» Direction
Take the material below and extract the lines from the one with "Rebuild this diagram" through the one with "(0,0) rectangle (1024,576);", word for word, without pictures.

::::

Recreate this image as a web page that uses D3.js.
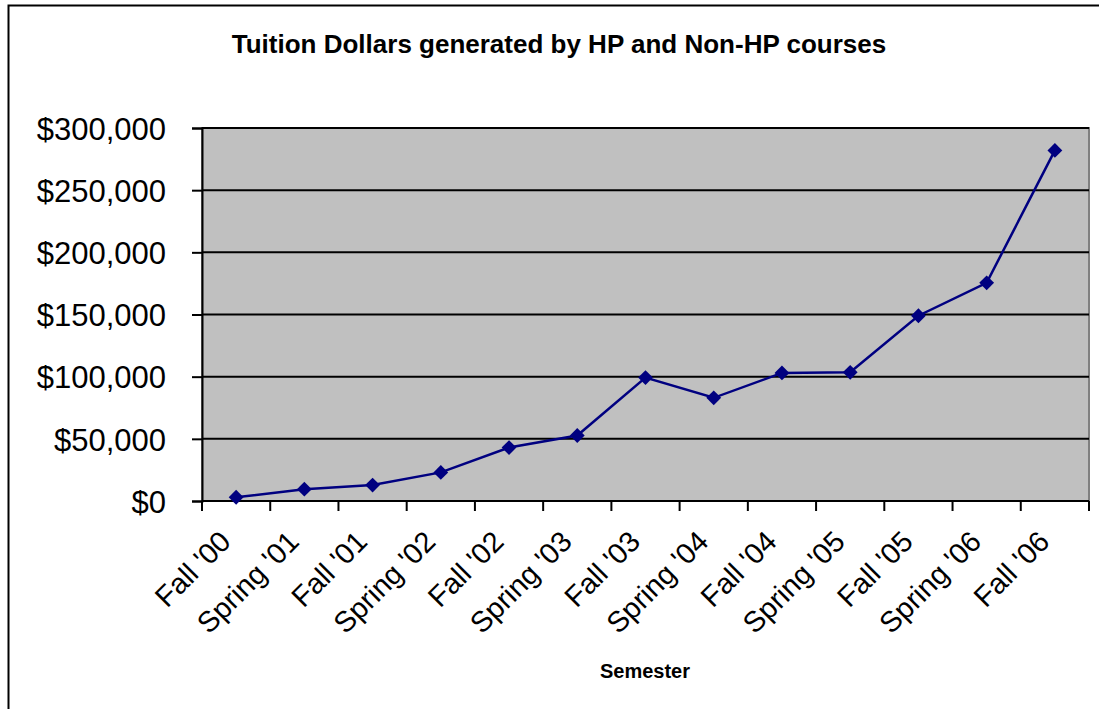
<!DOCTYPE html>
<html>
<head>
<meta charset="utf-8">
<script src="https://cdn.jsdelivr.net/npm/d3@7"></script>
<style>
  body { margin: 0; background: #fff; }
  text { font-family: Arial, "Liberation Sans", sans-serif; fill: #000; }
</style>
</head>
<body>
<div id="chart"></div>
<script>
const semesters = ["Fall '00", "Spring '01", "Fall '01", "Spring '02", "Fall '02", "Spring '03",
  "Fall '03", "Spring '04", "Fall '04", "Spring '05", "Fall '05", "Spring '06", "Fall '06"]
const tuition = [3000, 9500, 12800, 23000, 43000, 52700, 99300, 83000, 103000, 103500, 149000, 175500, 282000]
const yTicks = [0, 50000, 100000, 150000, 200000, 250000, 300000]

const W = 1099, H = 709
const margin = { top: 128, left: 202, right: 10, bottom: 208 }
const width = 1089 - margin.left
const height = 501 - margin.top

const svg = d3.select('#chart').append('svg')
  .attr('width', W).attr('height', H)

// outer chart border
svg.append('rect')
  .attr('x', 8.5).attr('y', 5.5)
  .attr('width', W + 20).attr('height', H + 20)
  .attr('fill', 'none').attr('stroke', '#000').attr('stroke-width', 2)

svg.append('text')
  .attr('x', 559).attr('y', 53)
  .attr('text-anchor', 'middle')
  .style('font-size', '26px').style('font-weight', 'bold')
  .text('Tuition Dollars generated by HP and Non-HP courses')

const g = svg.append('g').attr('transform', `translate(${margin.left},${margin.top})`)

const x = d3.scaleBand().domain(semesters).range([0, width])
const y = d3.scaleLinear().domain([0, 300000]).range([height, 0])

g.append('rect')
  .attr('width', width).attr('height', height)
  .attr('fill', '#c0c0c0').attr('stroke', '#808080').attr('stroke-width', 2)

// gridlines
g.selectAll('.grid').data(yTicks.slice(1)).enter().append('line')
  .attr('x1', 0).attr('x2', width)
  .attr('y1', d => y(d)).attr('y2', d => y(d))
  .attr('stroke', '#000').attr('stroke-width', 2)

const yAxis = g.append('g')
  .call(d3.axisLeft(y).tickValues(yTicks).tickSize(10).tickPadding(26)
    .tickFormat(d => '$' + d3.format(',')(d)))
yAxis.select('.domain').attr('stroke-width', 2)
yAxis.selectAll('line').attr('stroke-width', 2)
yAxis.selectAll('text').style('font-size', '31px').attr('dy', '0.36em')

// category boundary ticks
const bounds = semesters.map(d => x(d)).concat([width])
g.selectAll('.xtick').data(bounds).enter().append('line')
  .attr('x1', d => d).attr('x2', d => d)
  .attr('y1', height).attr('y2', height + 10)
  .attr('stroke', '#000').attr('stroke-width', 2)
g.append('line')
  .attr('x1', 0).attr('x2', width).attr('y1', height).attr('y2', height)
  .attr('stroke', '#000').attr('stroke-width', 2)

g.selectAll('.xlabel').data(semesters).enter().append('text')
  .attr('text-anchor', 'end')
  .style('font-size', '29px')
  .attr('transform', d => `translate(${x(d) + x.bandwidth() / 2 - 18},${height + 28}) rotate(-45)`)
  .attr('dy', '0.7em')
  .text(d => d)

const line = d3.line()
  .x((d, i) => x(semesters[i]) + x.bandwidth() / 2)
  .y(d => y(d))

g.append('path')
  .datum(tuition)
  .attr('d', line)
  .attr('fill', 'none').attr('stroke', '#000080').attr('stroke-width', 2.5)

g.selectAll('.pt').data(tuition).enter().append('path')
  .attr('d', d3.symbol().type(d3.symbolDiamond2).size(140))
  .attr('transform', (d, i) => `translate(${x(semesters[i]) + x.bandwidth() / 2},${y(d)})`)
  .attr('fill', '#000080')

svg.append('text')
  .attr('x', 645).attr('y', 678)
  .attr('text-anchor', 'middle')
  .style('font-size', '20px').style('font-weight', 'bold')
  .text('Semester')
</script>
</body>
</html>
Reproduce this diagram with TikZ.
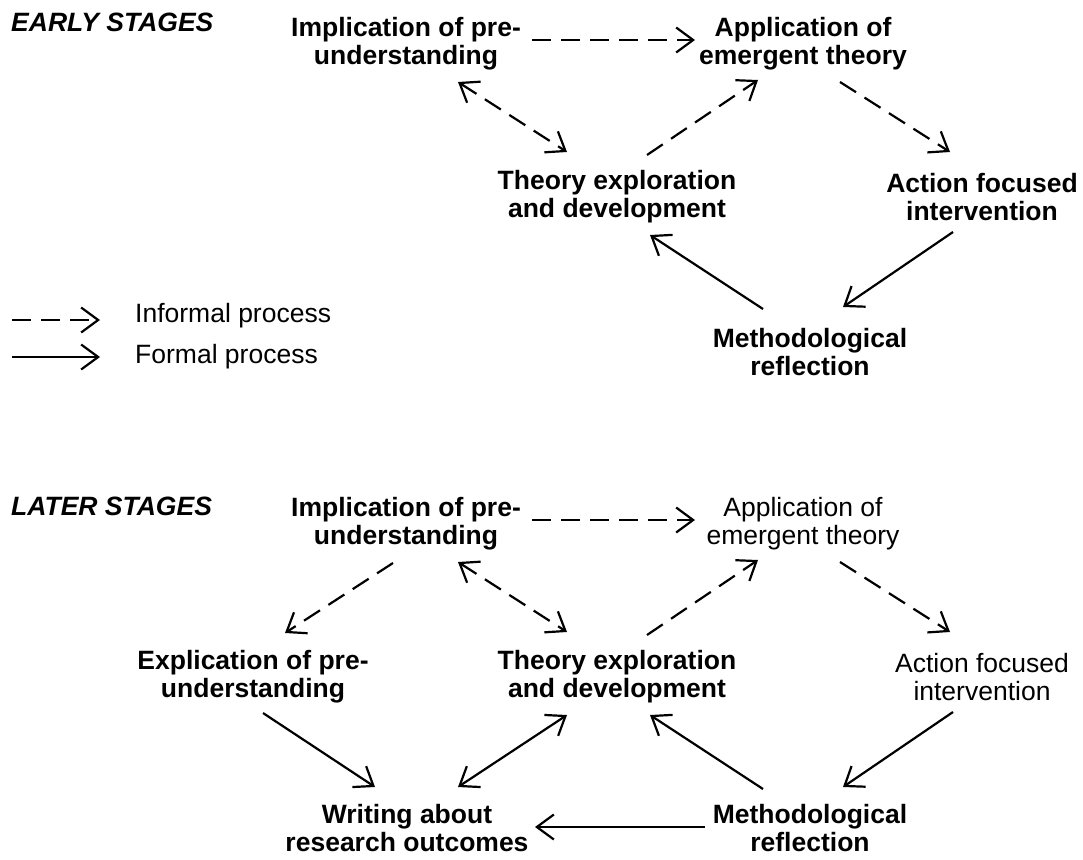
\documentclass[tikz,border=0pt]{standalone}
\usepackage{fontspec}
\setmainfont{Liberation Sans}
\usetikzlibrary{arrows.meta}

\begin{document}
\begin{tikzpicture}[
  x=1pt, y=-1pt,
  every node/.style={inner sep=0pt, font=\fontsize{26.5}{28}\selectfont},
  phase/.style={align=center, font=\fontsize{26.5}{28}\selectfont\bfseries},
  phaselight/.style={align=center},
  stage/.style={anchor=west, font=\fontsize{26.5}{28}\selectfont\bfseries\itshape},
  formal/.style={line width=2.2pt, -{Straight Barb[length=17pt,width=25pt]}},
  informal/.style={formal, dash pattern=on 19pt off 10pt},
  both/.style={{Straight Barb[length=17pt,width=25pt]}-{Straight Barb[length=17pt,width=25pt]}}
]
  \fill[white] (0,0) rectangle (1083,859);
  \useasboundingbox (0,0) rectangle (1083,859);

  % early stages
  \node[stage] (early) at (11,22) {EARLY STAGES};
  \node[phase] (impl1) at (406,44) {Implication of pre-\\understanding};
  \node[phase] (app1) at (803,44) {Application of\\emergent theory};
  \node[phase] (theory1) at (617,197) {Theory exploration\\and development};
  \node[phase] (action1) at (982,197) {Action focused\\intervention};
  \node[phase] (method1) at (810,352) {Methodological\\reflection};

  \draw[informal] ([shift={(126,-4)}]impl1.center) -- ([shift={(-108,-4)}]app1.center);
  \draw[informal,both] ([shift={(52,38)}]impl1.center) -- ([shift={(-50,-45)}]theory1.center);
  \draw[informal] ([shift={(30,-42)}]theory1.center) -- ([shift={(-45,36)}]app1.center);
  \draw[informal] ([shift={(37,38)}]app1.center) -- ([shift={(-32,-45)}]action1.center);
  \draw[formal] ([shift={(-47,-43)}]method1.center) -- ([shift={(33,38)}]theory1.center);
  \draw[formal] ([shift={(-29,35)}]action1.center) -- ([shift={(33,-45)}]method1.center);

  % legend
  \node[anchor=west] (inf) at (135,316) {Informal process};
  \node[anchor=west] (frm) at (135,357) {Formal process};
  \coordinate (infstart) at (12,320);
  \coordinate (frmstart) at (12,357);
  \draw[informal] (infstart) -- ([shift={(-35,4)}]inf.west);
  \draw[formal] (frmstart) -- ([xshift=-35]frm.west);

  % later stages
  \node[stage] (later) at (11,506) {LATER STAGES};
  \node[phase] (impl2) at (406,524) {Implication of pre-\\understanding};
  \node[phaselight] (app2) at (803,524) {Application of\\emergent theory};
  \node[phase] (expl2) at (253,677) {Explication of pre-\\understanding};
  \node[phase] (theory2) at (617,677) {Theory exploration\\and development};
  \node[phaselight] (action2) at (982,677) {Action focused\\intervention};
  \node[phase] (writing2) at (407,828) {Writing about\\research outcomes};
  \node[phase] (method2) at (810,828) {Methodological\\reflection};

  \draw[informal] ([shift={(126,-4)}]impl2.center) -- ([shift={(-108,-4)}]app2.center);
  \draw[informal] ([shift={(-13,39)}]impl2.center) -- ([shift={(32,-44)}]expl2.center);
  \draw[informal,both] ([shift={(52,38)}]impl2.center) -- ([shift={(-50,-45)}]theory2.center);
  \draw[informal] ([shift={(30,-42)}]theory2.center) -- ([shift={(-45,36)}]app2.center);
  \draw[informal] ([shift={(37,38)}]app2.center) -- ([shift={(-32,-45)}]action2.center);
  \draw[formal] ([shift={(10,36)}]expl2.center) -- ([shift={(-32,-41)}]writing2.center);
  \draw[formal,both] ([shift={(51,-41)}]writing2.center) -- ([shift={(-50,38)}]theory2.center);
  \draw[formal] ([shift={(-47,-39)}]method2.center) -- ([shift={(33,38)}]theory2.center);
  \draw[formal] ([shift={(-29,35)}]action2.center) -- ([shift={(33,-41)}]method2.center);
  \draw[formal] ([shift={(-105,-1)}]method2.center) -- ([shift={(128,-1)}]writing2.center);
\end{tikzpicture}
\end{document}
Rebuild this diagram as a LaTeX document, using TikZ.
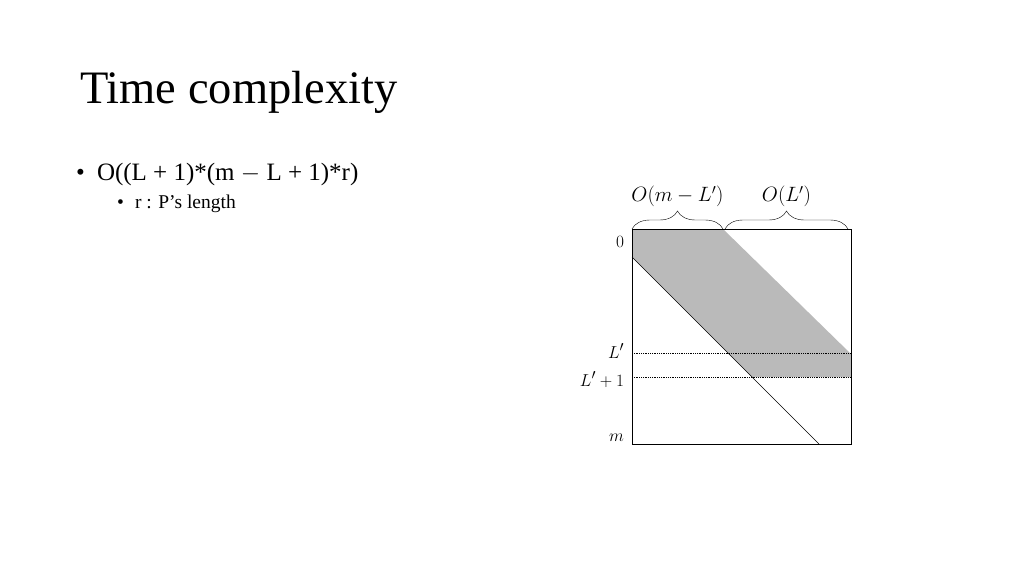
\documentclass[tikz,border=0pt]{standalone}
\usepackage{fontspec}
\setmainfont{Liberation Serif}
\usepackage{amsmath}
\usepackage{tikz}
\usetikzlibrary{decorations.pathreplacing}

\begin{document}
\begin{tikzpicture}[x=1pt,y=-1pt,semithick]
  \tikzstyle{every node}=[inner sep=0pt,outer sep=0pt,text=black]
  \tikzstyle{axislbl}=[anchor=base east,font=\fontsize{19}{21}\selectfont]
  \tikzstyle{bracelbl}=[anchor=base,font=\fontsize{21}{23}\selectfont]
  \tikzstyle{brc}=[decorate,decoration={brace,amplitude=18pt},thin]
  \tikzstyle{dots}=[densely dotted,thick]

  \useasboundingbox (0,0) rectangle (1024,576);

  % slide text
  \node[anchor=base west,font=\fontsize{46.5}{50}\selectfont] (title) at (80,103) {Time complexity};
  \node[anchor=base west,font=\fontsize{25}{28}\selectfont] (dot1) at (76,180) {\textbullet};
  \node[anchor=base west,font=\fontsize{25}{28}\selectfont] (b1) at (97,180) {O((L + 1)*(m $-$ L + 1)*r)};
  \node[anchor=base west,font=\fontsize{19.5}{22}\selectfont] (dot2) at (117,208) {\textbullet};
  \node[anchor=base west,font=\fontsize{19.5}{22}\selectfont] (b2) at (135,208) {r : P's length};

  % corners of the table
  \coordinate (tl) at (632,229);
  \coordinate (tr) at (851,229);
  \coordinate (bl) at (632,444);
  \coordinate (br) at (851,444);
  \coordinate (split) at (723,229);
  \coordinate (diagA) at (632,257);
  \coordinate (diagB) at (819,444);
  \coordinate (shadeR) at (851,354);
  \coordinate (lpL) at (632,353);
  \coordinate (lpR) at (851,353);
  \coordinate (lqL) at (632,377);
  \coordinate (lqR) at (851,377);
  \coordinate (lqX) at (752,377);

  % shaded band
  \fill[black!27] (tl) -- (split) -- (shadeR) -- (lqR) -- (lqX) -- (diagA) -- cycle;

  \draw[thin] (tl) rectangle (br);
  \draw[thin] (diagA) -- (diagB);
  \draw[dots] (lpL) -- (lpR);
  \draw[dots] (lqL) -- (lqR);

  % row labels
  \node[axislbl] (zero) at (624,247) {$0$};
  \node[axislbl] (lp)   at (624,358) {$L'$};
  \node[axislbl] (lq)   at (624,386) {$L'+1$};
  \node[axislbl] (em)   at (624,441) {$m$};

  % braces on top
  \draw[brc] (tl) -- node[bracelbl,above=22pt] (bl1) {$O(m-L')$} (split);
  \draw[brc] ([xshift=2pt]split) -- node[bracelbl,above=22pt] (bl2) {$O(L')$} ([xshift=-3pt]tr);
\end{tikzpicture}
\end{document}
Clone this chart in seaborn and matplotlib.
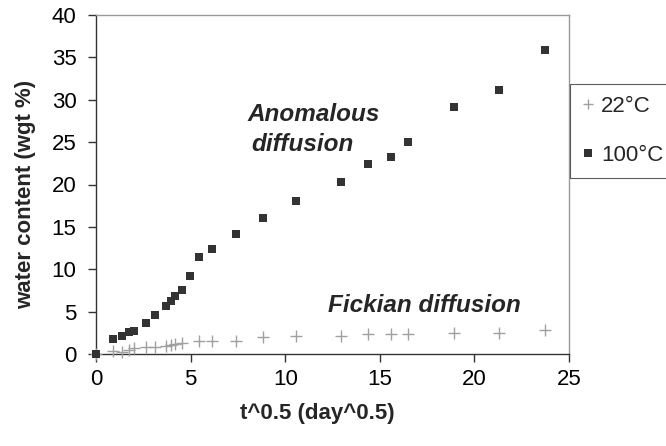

::::

» Answer to this problem
Rebuild this diagram as a LaTeX document, using TikZ.
\documentclass[tikz,border=0pt]{standalone}
\usepackage{fontspec}
\setmainfont{Liberation Serif}
\usepackage{amsmath}
\usepackage{tikz}
\usetikzlibrary{decorations.pathreplacing}

\begin{document}
\begin{tikzpicture}[x=1pt,y=-1pt,semithick]
  \tikzstyle{every node}=[inner sep=0pt,outer sep=0pt,text=black]
  \tikzstyle{axislbl}=[anchor=base east,font=\fontsize{19}{21}\selectfont]
  \tikzstyle{bracelbl}=[anchor=base,font=\fontsize{21}{23}\selectfont]
  \tikzstyle{brc}=[decorate,decoration={brace,amplitude=18pt},thin]
  \tikzstyle{dots}=[densely dotted,thick]

  \useasboundingbox (0,0) rectangle (1024,576);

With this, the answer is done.